Fifteen years ago, Devesh Shah was still in his 20s when he helped invent the stock market's current barometer of fear.
It was a new version of the Cboe Volatility Index, a gauge of expected price swings for the S&P 500 Index. The VIX, as it's known, has become the talk of Wall Street after Monday's record surge, sending many products tied to it into disarray.
Shah, who left Goldman Sachs Group Inc. in 2010 and manages his own money, spoke to Bloomberg Tuesday. This is a lightly edited transcript.
What's going through your mind today?
Everybody knew that this was a huge problem. Everybody knows that Inverse VIX is going to go to zero at some point, and all these inverse and leveraged products, not just in the VIX but elsewhere too, at the end of the day cost people a lot of money… And what's going to happen as a result of this? Nothing, other than in a few months' time someone's going to come up with a new XIV, and everyone's going to start putting money into that. That's OK, that's how the world goes.

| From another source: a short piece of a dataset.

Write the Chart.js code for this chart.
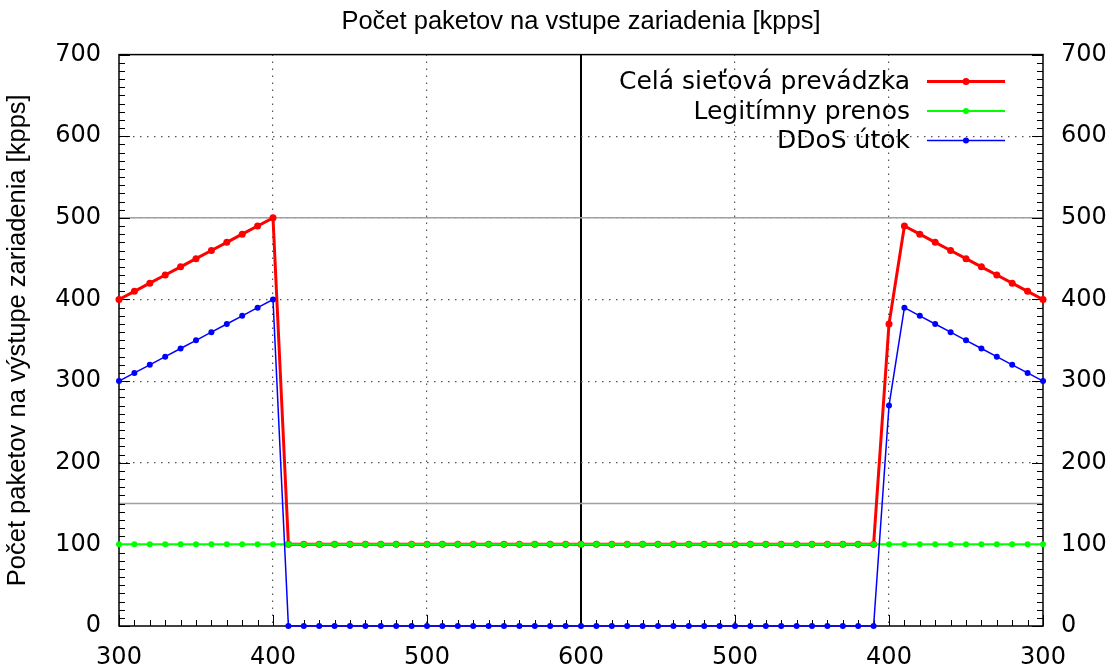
<!DOCTYPE html>
<html>
<head>
<meta charset="utf-8">
<script src="https://cdn.jsdelivr.net/npm/chart.js@4"></script>
<style>
  html, body { margin: 0; padding: 0; background: #fff; }
  canvas { display: block; }
</style>
</head>
<body>
<canvas id="chart" width="1110" height="666"></canvas>
<script>
// x positions (step 10) and the labels printed under every 100
const time = [0, 10, 20, 30, 40, 50, 60, 70, 80, 90,
  100, 110, 120, 130, 140, 150, 160, 170, 180, 190,
  200, 210, 220, 230, 240, 250, 260, 270, 280, 290,
  300, 310, 320, 330, 340, 350, 360, 370, 380, 390,
  400, 410, 420, 430, 440, 450, 460, 470, 480, 490,
  500, 510, 520, 530, 540, 550, 560, 570, 580, 590, 600];
const xTickLabels = ["300", "400", "500", "600", "500", "400", "300"];

const totalTraffic = [400, 410, 420, 430, 440, 450, 460, 470, 480, 490, 500,
  100, 100, 100, 100, 100, 100, 100, 100, 100, 100,
  100, 100, 100, 100, 100, 100, 100, 100, 100, 100,
  100, 100, 100, 100, 100, 100, 100, 100, 100, 100,
  100, 100, 100, 100, 100, 100, 100, 100, 100,
  370, 490, 480, 470, 460, 450, 440, 430, 420, 410, 400];
const legitTraffic = [100, 100, 100, 100, 100, 100, 100, 100, 100, 100, 100,
  100, 100, 100, 100, 100, 100, 100, 100, 100, 100,
  100, 100, 100, 100, 100, 100, 100, 100, 100, 100,
  100, 100, 100, 100, 100, 100, 100, 100, 100, 100,
  100, 100, 100, 100, 100, 100, 100, 100, 100,
  100, 100, 100, 100, 100, 100, 100, 100, 100, 100, 100];
const ddosTraffic = [300, 310, 320, 330, 340, 350, 360, 370, 380, 390, 400,
  0, 0, 0, 0, 0, 0, 0, 0, 0, 0,
  0, 0, 0, 0, 0, 0, 0, 0, 0, 0,
  0, 0, 0, 0, 0, 0, 0, 0, 0, 0,
  0, 0, 0, 0, 0, 0, 0, 0, 0,
  270, 390, 380, 370, 360, 350, 340, 330, 320, 310, 300];

const thresholds = [500, 150];
const markerX = 300;

const tickFont = { family: "'DejaVu Sans'", size: 24 };
const textFont = { family: "'Liberation Sans'", size: 25.5, weight: "normal" };

function align(v) { return Math.round(v) + 0.5; }

// gnuplot-like frame: inner ticks, threshold lines, box
const framePlugin = {
  id: "frame",
  beforeDatasetsDraw(chart) {
    const { ctx, chartArea: a, scales: { x, y } } = chart;
    ctx.save();
    ctx.strokeStyle = "#a0a0a0";
    ctx.lineWidth = 1.5;
    thresholds.forEach(v => {
      const py = y.getPixelForValue(v);
      ctx.beginPath(); ctx.moveTo(a.left, py); ctx.lineTo(a.right, py); ctx.stroke();
    });

    ctx.strokeStyle = "#000";
    ctx.lineWidth = 1;
    ctx.beginPath();
    for (let v = y.min; v <= y.max; v += 10) {
      const py = align(y.getPixelForValue(v));
      const len = v % 100 === 0 ? 11 : 6;
      ctx.moveTo(a.left, py); ctx.lineTo(a.left + len, py);
      ctx.moveTo(a.right, py); ctx.lineTo(a.right - len, py);
    }
    for (let v = x.min; v <= x.max; v += 10) {
      const px = align(x.getPixelForValue(v));
      const len = v % 100 === 0 ? 11 : 6;
      ctx.moveTo(px, a.bottom); ctx.lineTo(px, a.bottom - len);
    }
    ctx.stroke();

    ctx.lineWidth = 1.5;
    ctx.strokeRect(a.left, a.top, a.width, a.height);
    ctx.restore();
  }
};

// legend inside the plot, text on the left and line sample on the right
const legendPlugin = {
  id: "insideLegend",
  afterDatasetsDraw(chart) {
    const { ctx, chartArea: a } = chart;
    ctx.save();
    ctx.font = "25px 'DejaVu Sans'";
    ctx.textAlign = "right";
    ctx.textBaseline = "middle";
    chart.data.datasets.forEach((ds, i) => {
      const yy = a.top + 27 + i * 29.5;
      ctx.fillStyle = "#000";
      ctx.fillText(ds.label, a.right - 133, yy + 1);
      ctx.strokeStyle = ds.borderColor;
      ctx.lineWidth = ds.borderWidth;
      ctx.beginPath(); ctx.moveTo(a.right - 116, yy); ctx.lineTo(a.right - 38, yy); ctx.stroke();
      ctx.fillStyle = ds.pointBackgroundColor;
      ctx.beginPath(); ctx.arc(a.right - 77, yy, ds.pointRadius, 0, Math.PI * 2); ctx.fill();
    });
    ctx.restore();
  }
};

const chartCtx = document.getElementById("chart").getContext("2d");

const chart = new Chart(chartCtx, {
  type: "line",
  data: {
    labels: time,
    datasets: [{
      label: "Celá sieťová prevádzka",
      data: totalTraffic,
      borderColor: "#ff0000",
      backgroundColor: "#ff0000",
      pointBackgroundColor: "#ff0000",
      borderWidth: 3,
      pointRadius: 3.5,
      pointBorderWidth: 0,
      order: 2
    }, {
      label: "Legitímny prenos",
      data: legitTraffic,
      borderColor: "#00ff00",
      backgroundColor: "#00ff00",
      pointBackgroundColor: "#00ff00",
      borderWidth: 2,
      pointRadius: 3,
      pointBorderWidth: 0,
      order: 1
    }, {
      label: "DDoS útok",
      data: ddosTraffic,
      borderColor: "#0000ff",
      backgroundColor: "#0000ff",
      pointBackgroundColor: "#0000ff",
      borderWidth: 1.5,
      pointRadius: 3,
      pointBorderWidth: 0,
      order: 0
    }]
  },
  options: {
    responsive: false,
    animation: false,
    clip: false,
    tension: 0,
    layout: { padding: 0 },
    plugins: {
      legend: { display: false },
      tooltip: { enabled: false },
      title: {
        display: true,
        fullSize: false,
        text: "Počet paketov na vstupe zariadenia [kpps]",
        color: "#000",
        font: textFont,
        padding: { top: 7, bottom: 17 }
      }
    },
    scales: {
      x: {
        type: "linear",
        min: 0,
        max: 600,
        afterFit: s => { s.height = 40; },
        ticks: {
          stepSize: 100,
          maxRotation: 0,
          autoSkip: false,
          color: "#000",
          font: tickFont,
          padding: 17,
          callback: v => xTickLabels[v / 100]
        },
        grid: {
          drawTicks: false,
          color: c => {
            const v = c.tick ? c.tick.value : -1;
            if (v === markerX) return "#000";
            if (v <= 0 || v >= 600) return "rgba(0,0,0,0)";
            return "#555";
          },
          lineWidth: c => (c.tick && c.tick.value === markerX ? 2 : 1.2)
        },
        border: {
          display: false,
          dash: c => (c.tick && c.tick.value === markerX ? [] : [1.5, 5.5])
        }
      },
      y: {
        position: "left",
        min: 0,
        max: 700,
        afterFit: s => { s.width = 119; },
        ticks: { stepSize: 100, color: "#000", font: tickFont, padding: 18 },
        title: {
          display: true,
          text: "Počet paketov na výstupe zariadenia [kpps]",
          color: "#000",
          font: textFont,
          padding: { top: 3, bottom: 0 }
        },
        grid: {
          drawTicks: false,
          color: c => {
            const v = c.tick ? c.tick.value : -1;
            return v <= 0 || v >= 700 ? "rgba(0,0,0,0)" : "#555";
          },
          lineWidth: 1.2
        },
        border: { display: false, dash: [1.5, 5.5] }
      },
      y2: {
        position: "right",
        min: 0,
        max: 700,
        afterFit: s => { s.width = 67; },
        ticks: { stepSize: 100, color: "#000", font: tickFont, padding: 18 },
        grid: { drawOnChartArea: false, drawTicks: false },
        border: { display: false }
      }
    }
  },
  plugins: [framePlugin, legendPlugin]
});
</script>
</body>
</html>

Should regulators do something about retail VIX products?
In my wildest imagination I don't know why these products exist. Who do they benefit? No one, except if someone wants to gamble -– then, OK, just go gamble… And who exactly made money? The VXX from its inception in 2009 is down, what, 99%, even after this move… It's kind of sad that these products exist in the first place, but it's hard to stop it. If you stop this, something else will come up. Bitcoin will come up.